Subdivision (d) of paragraph 7 definitely indicates that the car in which the plaintiff was riding was on the first incline, in the following language: “(1) That defendant was negligent in hooking too many cars together and this resulted in creating terrific strain on the last car on the seventy-five degree incline which was still hooked to the conveyor chain, whereas the preceding cars, having been released from the conveyor chain, were descending the other side of the top of the first loop.”

*591While we note the language of paragraph 4 of the petition “at the second dip” the excerpts from the paragraphs quoted above clearly indicate that the alleged injury occurred a few feet before reaching the peak of the first incline. The petition further states in paragraph 6: “That petitioner at the time of the injury was not standing up in the car but was sitting down in the seat and was holding onto the iron rail in front of her.”

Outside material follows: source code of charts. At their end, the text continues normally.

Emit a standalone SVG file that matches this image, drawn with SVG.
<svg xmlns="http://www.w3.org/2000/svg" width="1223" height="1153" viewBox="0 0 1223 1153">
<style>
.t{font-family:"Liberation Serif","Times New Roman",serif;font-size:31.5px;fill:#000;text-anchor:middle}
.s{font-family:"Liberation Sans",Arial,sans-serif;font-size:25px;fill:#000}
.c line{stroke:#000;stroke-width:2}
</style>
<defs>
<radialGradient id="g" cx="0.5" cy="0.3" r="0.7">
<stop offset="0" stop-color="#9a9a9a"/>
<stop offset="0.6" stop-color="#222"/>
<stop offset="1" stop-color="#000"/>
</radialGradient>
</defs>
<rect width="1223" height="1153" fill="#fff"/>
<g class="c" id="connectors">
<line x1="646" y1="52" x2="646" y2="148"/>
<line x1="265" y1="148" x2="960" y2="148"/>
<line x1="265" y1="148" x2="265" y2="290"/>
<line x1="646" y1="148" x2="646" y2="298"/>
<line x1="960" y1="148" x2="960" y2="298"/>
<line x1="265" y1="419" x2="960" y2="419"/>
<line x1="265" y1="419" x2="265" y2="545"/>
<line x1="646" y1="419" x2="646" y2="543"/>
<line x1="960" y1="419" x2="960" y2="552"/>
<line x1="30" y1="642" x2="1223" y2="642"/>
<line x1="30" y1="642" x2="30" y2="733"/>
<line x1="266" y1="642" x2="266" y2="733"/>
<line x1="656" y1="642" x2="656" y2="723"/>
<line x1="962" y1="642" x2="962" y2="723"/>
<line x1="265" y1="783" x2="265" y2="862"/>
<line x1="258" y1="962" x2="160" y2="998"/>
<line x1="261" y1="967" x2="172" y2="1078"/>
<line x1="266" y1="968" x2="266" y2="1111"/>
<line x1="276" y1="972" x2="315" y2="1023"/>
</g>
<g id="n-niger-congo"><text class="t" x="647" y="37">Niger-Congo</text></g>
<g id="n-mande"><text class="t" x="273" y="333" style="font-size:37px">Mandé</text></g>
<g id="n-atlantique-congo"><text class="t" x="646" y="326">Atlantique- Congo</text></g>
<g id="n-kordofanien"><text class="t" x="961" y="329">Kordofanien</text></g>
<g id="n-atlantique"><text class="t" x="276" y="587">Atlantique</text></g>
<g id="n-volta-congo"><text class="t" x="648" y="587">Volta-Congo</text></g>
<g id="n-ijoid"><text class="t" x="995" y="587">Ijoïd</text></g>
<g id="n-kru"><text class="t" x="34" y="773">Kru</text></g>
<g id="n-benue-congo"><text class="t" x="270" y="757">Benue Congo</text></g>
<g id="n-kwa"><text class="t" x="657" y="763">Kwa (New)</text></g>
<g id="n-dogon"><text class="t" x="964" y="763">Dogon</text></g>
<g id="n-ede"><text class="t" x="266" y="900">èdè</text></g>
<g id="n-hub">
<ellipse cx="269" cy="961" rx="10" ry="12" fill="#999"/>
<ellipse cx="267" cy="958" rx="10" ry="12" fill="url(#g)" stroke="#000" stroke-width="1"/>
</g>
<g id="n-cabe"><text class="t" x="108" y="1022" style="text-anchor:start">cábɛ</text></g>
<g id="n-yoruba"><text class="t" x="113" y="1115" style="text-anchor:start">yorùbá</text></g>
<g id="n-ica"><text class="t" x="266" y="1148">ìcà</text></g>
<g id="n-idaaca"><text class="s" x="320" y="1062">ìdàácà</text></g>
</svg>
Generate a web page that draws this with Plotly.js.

We have read Carlyle v. Goettee, 64 Ga. App. 360 (13 S. E. 2d, 206), cited by counsel for both parties. While the facts in that case are different from those in the instant case, and do not impress us greatly as to affirming or reversing the sustaining of the general demurrer and dismissing the petition in the instant case, we might quote headnote (4): “Whether a petition is sufficiently definite and particular in allegations of fact to withstand demurrer must be determined mainly upon the facts of each case, save that the test common to all cases is that it is necessary that the allegations set forth only the ultimate, material facts to be,proved to sustain the cause of action, without any requirement of allegation of evidentiary facts.”

Armour & Company v. Miller, 39 Ga. App. 228, 229, and Hudgins v. Coca-Cola Bottling Co., 122 Ga. 695 (4), are true in principle, but not applicable to the facts of the instant case. The Hudgins case, headnote 1, states in part: “In an action founded upon negligence, mere general averments of negligence are sufficient as against a general demurrer.” Headnote 4 of the same opinion, quoted by the defendant, reads: “General averments of negligence can not be aided by the maxim res ipsa loquitur. This maxim can not be invoked to aid a defective pleading.” While the rule as to res ipsa loquitur is true as an abstract principle of law as to evidence, we do not find that the pleadings in the present case are defective so as to warrant affirming the sustaining of the general demurrer to the petition. We see no reason for citing or analyzing the many decisions cited and quoted from in the brief of the plaintiff, since we are holding that the petition sets forth a cause of action.

The court erred in sustaining the general demurrer to the petition.

Judgment reversed.

MacIntyre, P.J., and Townsend, J., concur.